Ditto for Windows if you get the development kit.
Now, as to the OP: I'd suggest you will likely have issues with driver support for the display, possibly the bluetooth. At least until they've been out for a few months.
If you're looking to run Linux though, you'll certainly be able to run it in a VM in Fusion, Virtualbox or equivalent. That way you also get the benefit of snapshots, etc (going to do something dodgy? snapshot the VM and you can go back - can't do that with physical hardware install)
All my development and testing I do in VMs for that purpose (whatever host platform I happen to be running on - OS X at home, Windows at work - testing for FreeBSD and Windows in VMs), regardless of compatibility with physical hardware.
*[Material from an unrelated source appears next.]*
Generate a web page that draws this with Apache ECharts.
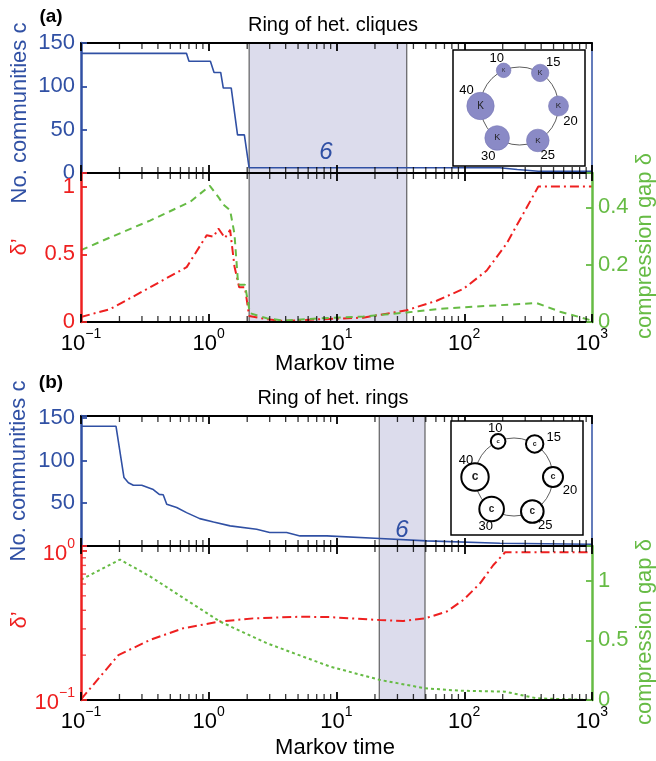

My production environment is all VMware as well (vSphere) so moving a development machine off my desktop and into production is a case of being happy with it then simply moving the VMDK file(s) to our SAN.
Performance in a VM on an RMBP will be way more than adequate. I'd suggest steering clear of Ubuntu for now however if you run Fusion, as the Unity environment has a few glitches with the VMware video driver. I'm not sure how well it works in Virtualbox or Parallels.
Also: Linux and networking goes hand in hand. If you're using VMware or Virtualbox, you can also link your virtual machines (as in plural - you could simulate 4 or more Linux machines in VMs) up to simulated routers running GNS3. You can build an entire virtual network lab on your mac in virtual hardware. You can't do that running Linux natively. This is simply AWESOME for learning. And something you could not do a few years ago without scouring ebay for cheap cisco routers and switches, and salvaging a bunch of old computers to run everything on.
So.... in short. Just run it in a VM. You get so many more options, and there is so much more you can do that way.
Be sure to get the 16GB model though so you have plenty of RAM for it all. Otherwise running more than a few virtual machines (and a simulated network in GNS 3) will start slowing down due to lack of memory. 16gb will give you so much more headroom.